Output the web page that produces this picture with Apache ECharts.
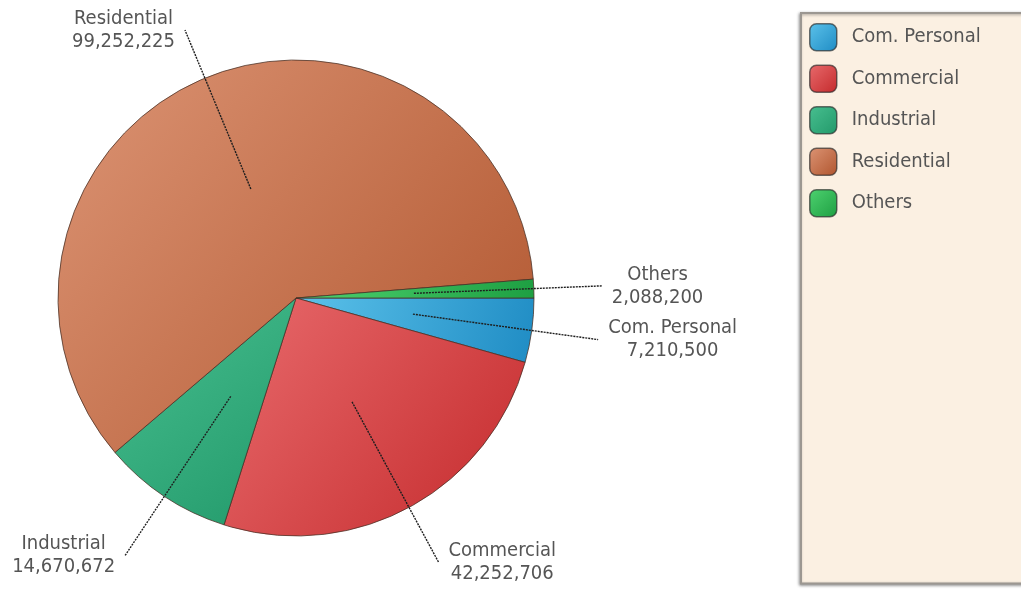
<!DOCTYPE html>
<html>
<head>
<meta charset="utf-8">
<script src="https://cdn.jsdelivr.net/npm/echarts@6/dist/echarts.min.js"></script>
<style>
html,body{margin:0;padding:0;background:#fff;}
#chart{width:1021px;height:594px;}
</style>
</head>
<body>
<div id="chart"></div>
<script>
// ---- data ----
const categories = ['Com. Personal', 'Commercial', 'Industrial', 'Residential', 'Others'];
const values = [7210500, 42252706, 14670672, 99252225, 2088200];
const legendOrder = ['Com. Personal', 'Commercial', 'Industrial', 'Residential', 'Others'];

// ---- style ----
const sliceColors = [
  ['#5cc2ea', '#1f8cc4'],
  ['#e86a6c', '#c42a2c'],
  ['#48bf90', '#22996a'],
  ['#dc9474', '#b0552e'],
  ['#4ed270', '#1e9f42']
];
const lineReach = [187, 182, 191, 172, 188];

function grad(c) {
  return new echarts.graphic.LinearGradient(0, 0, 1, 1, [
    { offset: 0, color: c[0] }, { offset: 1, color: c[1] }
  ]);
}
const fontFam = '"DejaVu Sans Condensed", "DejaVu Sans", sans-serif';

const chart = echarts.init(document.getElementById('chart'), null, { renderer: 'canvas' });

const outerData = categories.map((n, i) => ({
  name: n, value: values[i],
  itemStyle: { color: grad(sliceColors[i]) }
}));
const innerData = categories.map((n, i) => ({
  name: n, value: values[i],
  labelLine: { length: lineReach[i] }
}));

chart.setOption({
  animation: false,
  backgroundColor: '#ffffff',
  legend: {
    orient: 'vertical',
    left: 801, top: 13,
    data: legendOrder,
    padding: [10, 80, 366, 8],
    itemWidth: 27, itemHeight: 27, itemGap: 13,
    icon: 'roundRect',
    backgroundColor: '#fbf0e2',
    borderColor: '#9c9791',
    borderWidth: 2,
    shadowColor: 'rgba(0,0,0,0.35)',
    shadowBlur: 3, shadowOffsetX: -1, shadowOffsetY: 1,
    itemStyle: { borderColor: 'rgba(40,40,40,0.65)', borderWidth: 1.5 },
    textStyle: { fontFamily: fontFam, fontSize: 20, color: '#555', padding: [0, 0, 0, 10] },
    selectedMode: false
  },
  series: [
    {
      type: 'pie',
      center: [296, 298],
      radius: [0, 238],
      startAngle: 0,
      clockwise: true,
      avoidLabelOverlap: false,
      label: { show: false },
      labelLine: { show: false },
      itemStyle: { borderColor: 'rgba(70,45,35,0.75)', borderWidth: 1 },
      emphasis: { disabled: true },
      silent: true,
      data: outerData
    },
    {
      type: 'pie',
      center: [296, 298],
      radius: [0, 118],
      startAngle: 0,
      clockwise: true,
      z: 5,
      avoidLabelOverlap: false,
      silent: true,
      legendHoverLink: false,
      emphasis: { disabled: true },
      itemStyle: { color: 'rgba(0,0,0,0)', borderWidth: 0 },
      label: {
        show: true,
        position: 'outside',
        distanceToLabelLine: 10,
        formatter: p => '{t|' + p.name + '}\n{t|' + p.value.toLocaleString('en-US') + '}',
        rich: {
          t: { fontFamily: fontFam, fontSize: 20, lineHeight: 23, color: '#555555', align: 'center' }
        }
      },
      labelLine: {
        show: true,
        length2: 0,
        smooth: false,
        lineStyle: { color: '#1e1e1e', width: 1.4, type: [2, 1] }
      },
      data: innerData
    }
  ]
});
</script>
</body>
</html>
== == ==
▸ What needs to be done
Leave out the pictures and restate everything else word for word.

▸ Exercise output
Output the web page that produces this picture with Apache ECharts.
<!DOCTYPE html>
<html>
<head>
<meta charset="utf-8">
<script src="https://cdn.jsdelivr.net/npm/echarts@6/dist/echarts.min.js"></script>
<style>
html,body{margin:0;padding:0;background:#fff;}
#chart{width:1021px;height:594px;}
</style>
</head>
<body>
<div id="chart"></div>
<script>
// ---- data ----
const categories = ['Com. Personal', 'Commercial', 'Industrial', 'Residential', 'Others'];
const values = [7210500, 42252706, 14670672, 99252225, 2088200];
const legendOrder = ['Com. Personal', 'Commercial', 'Industrial', 'Residential', 'Others'];

// ---- style ----
const sliceColors = [
  ['#5cc2ea', '#1f8cc4'],
  ['#e86a6c', '#c42a2c'],
  ['#48bf90', '#22996a'],
  ['#dc9474', '#b0552e'],
  ['#4ed270', '#1e9f42']
];
const lineReach = [187, 182, 191, 172, 188];

function grad(c) {
  return new echarts.graphic.LinearGradient(0, 0, 1, 1, [
    { offset: 0, color: c[0] }, { offset: 1, color: c[1] }
  ]);
}
const fontFam = '"DejaVu Sans Condensed", "DejaVu Sans", sans-serif';

const chart = echarts.init(document.getElementById('chart'), null, { renderer: 'canvas' });

const outerData = categories.map((n, i) => ({
  name: n, value: values[i],
  itemStyle: { color: grad(sliceColors[i]) }
}));
const innerData = categories.map((n, i) => ({
  name: n, value: values[i],
  labelLine: { length: lineReach[i] }
}));

chart.setOption({
  animation: false,
  backgroundColor: '#ffffff',
  legend: {
    orient: 'vertical',
    left: 801, top: 13,
    data: legendOrder,
    padding: [10, 80, 366, 8],
    itemWidth: 27, itemHeight: 27, itemGap: 13,
    icon: 'roundRect',
    backgroundColor: '#fbf0e2',
    borderColor: '#9c9791',
    borderWidth: 2,
    shadowColor: 'rgba(0,0,0,0.35)',
    shadowBlur: 3, shadowOffsetX: -1, shadowOffsetY: 1,
    itemStyle: { borderColor: 'rgba(40,40,40,0.65)', borderWidth: 1.5 },
    textStyle: { fontFamily: fontFam, fontSize: 20, color: '#555', padding: [0, 0, 0, 10] },
    selectedMode: false
  },
  series: [
    {
      type: 'pie',
      center: [296, 298],
      radius: [0, 238],
      startAngle: 0,
      clockwise: true,
      avoidLabelOverlap: false,
      label: { show: false },
      labelLine: { show: false },
      itemStyle: { borderColor: 'rgba(70,45,35,0.75)', borderWidth: 1 },
      emphasis: { disabled: true },
      silent: true,
      data: outerData
    },
    {
      type: 'pie',
      center: [296, 298],
      radius: [0, 118],
      startAngle: 0,
      clockwise: true,
      z: 5,
      avoidLabelOverlap: false,
      silent: true,
      legendHoverLink: false,
      emphasis: { disabled: true },
      itemStyle: { color: 'rgba(0,0,0,0)', borderWidth: 0 },
      label: {
        show: true,
        position: 'outside',
        distanceToLabelLine: 10,
        formatter: p => '{t|' + p.name + '}\n{t|' + p.value.toLocaleString('en-US') + '}',
        rich: {
          t: { fontFamily: fontFam, fontSize: 20, lineHeight: 23, color: '#555555', align: 'center' }
        }
      },
      labelLine: {
        show: true,
        length2: 0,
        smooth: false,
        lineStyle: { color: '#1e1e1e', width: 1.4, type: [2, 1] }
      },
      data: innerData
    }
  ]
});
</script>
</body>
</html>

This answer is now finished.